Records supplied
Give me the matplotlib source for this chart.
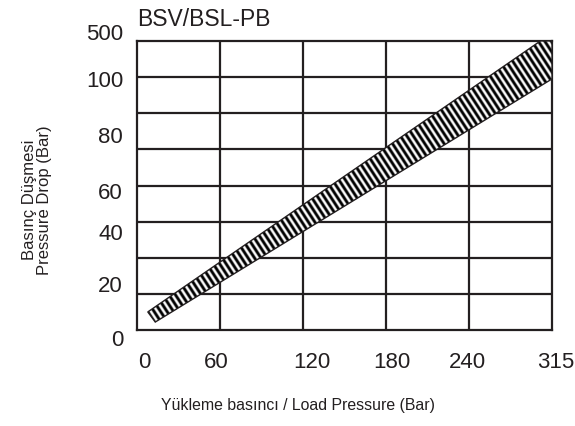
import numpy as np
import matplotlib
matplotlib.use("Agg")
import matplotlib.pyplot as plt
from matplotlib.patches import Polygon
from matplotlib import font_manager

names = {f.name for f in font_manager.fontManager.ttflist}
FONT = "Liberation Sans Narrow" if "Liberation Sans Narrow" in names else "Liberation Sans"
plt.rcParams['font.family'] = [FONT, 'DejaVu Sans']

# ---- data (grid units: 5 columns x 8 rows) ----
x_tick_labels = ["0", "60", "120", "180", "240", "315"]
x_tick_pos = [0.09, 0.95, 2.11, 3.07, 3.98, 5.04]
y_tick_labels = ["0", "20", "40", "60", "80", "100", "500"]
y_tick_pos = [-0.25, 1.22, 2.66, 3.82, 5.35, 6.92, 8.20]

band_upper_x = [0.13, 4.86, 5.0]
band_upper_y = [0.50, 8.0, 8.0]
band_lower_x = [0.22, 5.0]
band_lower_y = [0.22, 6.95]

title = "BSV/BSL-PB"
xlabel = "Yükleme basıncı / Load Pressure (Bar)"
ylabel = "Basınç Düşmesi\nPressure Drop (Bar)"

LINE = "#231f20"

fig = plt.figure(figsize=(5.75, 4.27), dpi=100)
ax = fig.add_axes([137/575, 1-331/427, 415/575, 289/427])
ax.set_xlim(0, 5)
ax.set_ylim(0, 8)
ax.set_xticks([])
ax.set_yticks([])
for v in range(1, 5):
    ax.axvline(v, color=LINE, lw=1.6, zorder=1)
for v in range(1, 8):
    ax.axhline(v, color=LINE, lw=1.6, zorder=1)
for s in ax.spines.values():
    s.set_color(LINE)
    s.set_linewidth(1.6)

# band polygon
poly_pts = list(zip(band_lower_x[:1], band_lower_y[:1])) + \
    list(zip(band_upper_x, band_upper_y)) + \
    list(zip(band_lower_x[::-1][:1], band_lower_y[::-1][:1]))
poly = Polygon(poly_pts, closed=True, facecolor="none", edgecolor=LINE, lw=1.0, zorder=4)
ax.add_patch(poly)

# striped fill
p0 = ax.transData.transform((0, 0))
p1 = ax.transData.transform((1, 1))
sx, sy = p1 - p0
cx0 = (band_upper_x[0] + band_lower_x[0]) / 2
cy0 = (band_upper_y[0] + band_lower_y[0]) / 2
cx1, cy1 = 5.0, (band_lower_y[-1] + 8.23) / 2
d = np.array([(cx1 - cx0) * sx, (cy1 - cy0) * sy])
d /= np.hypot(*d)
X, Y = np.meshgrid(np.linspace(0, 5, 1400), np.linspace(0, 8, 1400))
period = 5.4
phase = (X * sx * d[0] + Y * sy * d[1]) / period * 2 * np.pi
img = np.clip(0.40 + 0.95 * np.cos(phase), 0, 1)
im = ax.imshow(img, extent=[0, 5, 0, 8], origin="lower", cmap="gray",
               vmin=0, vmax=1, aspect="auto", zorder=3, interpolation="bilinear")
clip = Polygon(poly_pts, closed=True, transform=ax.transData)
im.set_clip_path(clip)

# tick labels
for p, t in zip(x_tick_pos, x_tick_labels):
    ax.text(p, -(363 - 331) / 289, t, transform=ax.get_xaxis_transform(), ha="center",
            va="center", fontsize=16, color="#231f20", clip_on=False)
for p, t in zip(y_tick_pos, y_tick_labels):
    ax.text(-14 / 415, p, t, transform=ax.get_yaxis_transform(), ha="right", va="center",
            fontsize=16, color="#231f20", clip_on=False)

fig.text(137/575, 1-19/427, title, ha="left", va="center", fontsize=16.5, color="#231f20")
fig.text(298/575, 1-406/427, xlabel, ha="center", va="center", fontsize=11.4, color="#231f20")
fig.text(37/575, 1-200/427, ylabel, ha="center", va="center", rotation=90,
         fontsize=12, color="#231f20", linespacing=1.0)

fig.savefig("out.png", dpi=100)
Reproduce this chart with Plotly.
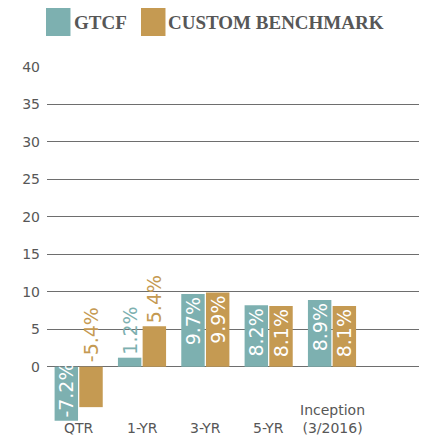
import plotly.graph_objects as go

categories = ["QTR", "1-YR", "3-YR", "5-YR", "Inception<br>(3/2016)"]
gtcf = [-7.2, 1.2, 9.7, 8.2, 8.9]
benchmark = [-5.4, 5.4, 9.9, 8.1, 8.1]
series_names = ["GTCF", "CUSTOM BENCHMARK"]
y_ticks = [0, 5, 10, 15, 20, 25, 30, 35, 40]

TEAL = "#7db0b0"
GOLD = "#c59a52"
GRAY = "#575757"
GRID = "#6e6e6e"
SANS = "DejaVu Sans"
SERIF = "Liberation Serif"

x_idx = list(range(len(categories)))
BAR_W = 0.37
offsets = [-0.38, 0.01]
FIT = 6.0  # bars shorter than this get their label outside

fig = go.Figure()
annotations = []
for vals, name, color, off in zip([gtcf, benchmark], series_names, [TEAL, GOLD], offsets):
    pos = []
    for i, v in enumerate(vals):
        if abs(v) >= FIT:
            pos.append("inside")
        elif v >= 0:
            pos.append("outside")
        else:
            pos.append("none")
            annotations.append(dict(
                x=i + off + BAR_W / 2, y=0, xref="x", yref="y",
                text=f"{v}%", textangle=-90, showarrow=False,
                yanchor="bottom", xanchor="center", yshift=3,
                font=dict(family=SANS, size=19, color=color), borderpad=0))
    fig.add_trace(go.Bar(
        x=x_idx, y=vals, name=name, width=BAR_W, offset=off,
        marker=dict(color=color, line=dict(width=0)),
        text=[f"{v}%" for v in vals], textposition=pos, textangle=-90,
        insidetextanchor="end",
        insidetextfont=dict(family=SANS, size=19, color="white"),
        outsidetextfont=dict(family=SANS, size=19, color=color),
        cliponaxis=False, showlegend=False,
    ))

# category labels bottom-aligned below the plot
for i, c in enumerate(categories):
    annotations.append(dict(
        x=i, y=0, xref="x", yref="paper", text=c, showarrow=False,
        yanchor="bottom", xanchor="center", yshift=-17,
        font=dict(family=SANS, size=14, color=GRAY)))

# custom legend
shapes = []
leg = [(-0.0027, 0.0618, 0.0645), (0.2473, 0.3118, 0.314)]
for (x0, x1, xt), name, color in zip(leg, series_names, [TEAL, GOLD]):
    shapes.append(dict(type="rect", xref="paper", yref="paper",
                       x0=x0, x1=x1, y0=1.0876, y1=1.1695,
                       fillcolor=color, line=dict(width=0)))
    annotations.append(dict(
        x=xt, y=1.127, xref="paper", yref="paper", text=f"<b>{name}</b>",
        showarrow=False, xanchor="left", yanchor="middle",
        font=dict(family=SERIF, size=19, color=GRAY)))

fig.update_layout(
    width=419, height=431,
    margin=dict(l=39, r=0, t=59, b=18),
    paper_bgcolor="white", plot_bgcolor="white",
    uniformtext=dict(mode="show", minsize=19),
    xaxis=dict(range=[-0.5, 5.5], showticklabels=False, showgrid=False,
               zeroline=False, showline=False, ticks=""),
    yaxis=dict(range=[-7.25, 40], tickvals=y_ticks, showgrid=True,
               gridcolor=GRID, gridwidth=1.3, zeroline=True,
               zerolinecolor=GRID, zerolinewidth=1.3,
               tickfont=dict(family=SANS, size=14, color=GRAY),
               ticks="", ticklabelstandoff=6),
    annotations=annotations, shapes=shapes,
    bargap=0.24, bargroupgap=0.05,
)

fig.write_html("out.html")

Instructions to follow
The records above must be transcribed exactly. Pictures are left out of the copy.

Finished answer
Give me the matplotlib source for this chart.
import numpy as np
import matplotlib
matplotlib.use("Agg")
import matplotlib.pyplot as plt
from matplotlib.patches import Polygon
from matplotlib import font_manager

names = {f.name for f in font_manager.fontManager.ttflist}
FONT = "Liberation Sans Narrow" if "Liberation Sans Narrow" in names else "Liberation Sans"
plt.rcParams['font.family'] = [FONT, 'DejaVu Sans']

# ---- data (grid units: 5 columns x 8 rows) ----
x_tick_labels = ["0", "60", "120", "180", "240", "315"]
x_tick_pos = [0.09, 0.95, 2.11, 3.07, 3.98, 5.04]
y_tick_labels = ["0", "20", "40", "60", "80", "100", "500"]
y_tick_pos = [-0.25, 1.22, 2.66, 3.82, 5.35, 6.92, 8.20]

band_upper_x = [0.13, 4.86, 5.0]
band_upper_y = [0.50, 8.0, 8.0]
band_lower_x = [0.22, 5.0]
band_lower_y = [0.22, 6.95]

title = "BSV/BSL-PB"
xlabel = "Yükleme basıncı / Load Pressure (Bar)"
ylabel = "Basınç Düşmesi\nPressure Drop (Bar)"

LINE = "#231f20"

fig = plt.figure(figsize=(5.75, 4.27), dpi=100)
ax = fig.add_axes([137/575, 1-331/427, 415/575, 289/427])
ax.set_xlim(0, 5)
ax.set_ylim(0, 8)
ax.set_xticks([])
ax.set_yticks([])
for v in range(1, 5):
    ax.axvline(v, color=LINE, lw=1.6, zorder=1)
for v in range(1, 8):
    ax.axhline(v, color=LINE, lw=1.6, zorder=1)
for s in ax.spines.values():
    s.set_color(LINE)
    s.set_linewidth(1.6)

# band polygon
poly_pts = list(zip(band_lower_x[:1], band_lower_y[:1])) + \
    list(zip(band_upper_x, band_upper_y)) + \
    list(zip(band_lower_x[::-1][:1], band_lower_y[::-1][:1]))
poly = Polygon(poly_pts, closed=True, facecolor="none", edgecolor=LINE, lw=1.0, zorder=4)
ax.add_patch(poly)

# striped fill
p0 = ax.transData.transform((0, 0))
p1 = ax.transData.transform((1, 1))
sx, sy = p1 - p0
cx0 = (band_upper_x[0] + band_lower_x[0]) / 2
cy0 = (band_upper_y[0] + band_lower_y[0]) / 2
cx1, cy1 = 5.0, (band_lower_y[-1] + 8.23) / 2
d = np.array([(cx1 - cx0) * sx, (cy1 - cy0) * sy])
d /= np.hypot(*d)
X, Y = np.meshgrid(np.linspace(0, 5, 1400), np.linspace(0, 8, 1400))
period = 5.4
phase = (X * sx * d[0] + Y * sy * d[1]) / period * 2 * np.pi
img = np.clip(0.40 + 0.95 * np.cos(phase), 0, 1)
im = ax.imshow(img, extent=[0, 5, 0, 8], origin="lower", cmap="gray",
               vmin=0, vmax=1, aspect="auto", zorder=3, interpolation="bilinear")
clip = Polygon(poly_pts, closed=True, transform=ax.transData)
im.set_clip_path(clip)

# tick labels
for p, t in zip(x_tick_pos, x_tick_labels):
    ax.text(p, -(363 - 331) / 289, t, transform=ax.get_xaxis_transform(), ha="center",
            va="center", fontsize=16, color="#231f20", clip_on=False)
for p, t in zip(y_tick_pos, y_tick_labels):
    ax.text(-14 / 415, p, t, transform=ax.get_yaxis_transform(), ha="right", va="center",
            fontsize=16, color="#231f20", clip_on=False)

fig.text(137/575, 1-19/427, title, ha="left", va="center", fontsize=16.5, color="#231f20")
fig.text(298/575, 1-406/427, xlabel, ha="center", va="center", fontsize=11.4, color="#231f20")
fig.text(37/575, 1-200/427, ylabel, ha="center", va="center", rotation=90,
         fontsize=12, color="#231f20", linespacing=1.0)

fig.savefig("out.png", dpi=100)
Reproduce this chart with Plotly.
import plotly.graph_objects as go

categories = ["QTR", "1-YR", "3-YR", "5-YR", "Inception<br>(3/2016)"]
gtcf = [-7.2, 1.2, 9.7, 8.2, 8.9]
benchmark = [-5.4, 5.4, 9.9, 8.1, 8.1]
series_names = ["GTCF", "CUSTOM BENCHMARK"]
y_ticks = [0, 5, 10, 15, 20, 25, 30, 35, 40]

TEAL = "#7db0b0"
GOLD = "#c59a52"
GRAY = "#575757"
GRID = "#6e6e6e"
SANS = "DejaVu Sans"
SERIF = "Liberation Serif"

x_idx = list(range(len(categories)))
BAR_W = 0.37
offsets = [-0.38, 0.01]
FIT = 6.0  # bars shorter than this get their label outside

fig = go.Figure()
annotations = []
for vals, name, color, off in zip([gtcf, benchmark], series_names, [TEAL, GOLD], offsets):
    pos = []
    for i, v in enumerate(vals):
        if abs(v) >= FIT:
            pos.append("inside")
        elif v >= 0:
            pos.append("outside")
        else:
            pos.append("none")
            annotations.append(dict(
                x=i + off + BAR_W / 2, y=0, xref="x", yref="y",
                text=f"{v}%", textangle=-90, showarrow=False,
                yanchor="bottom", xanchor="center", yshift=3,
                font=dict(family=SANS, size=19, color=color), borderpad=0))
    fig.add_trace(go.Bar(
        x=x_idx, y=vals, name=name, width=BAR_W, offset=off,
        marker=dict(color=color, line=dict(width=0)),
        text=[f"{v}%" for v in vals], textposition=pos, textangle=-90,
        insidetextanchor="end",
        insidetextfont=dict(family=SANS, size=19, color="white"),
        outsidetextfont=dict(family=SANS, size=19, color=color),
        cliponaxis=False, showlegend=False,
    ))

# category labels bottom-aligned below the plot
for i, c in enumerate(categories):
    annotations.append(dict(
        x=i, y=0, xref="x", yref="paper", text=c, showarrow=False,
        yanchor="bottom", xanchor="center", yshift=-17,
        font=dict(family=SANS, size=14, color=GRAY)))

# custom legend
shapes = []
leg = [(-0.0027, 0.0618, 0.0645), (0.2473, 0.3118, 0.314)]
for (x0, x1, xt), name, color in zip(leg, series_names, [TEAL, GOLD]):
    shapes.append(dict(type="rect", xref="paper", yref="paper",
                       x0=x0, x1=x1, y0=1.0876, y1=1.1695,
                       fillcolor=color, line=dict(width=0)))
    annotations.append(dict(
        x=xt, y=1.127, xref="paper", yref="paper", text=f"<b>{name}</b>",
        showarrow=False, xanchor="left", yanchor="middle",
        font=dict(family=SERIF, size=19, color=GRAY)))

fig.update_layout(
    width=419, height=431,
    margin=dict(l=39, r=0, t=59, b=18),
    paper_bgcolor="white", plot_bgcolor="white",
    uniformtext=dict(mode="show", minsize=19),
    xaxis=dict(range=[-0.5, 5.5], showticklabels=False, showgrid=False,
               zeroline=False, showline=False, ticks=""),
    yaxis=dict(range=[-7.25, 40], tickvals=y_ticks, showgrid=True,
               gridcolor=GRID, gridwidth=1.3, zeroline=True,
               zerolinecolor=GRID, zerolinewidth=1.3,
               tickfont=dict(family=SANS, size=14, color=GRAY),
               ticks="", ticklabelstandoff=6),
    annotations=annotations, shapes=shapes,
    bargap=0.24, bargroupgap=0.05,
)

fig.write_html("out.html")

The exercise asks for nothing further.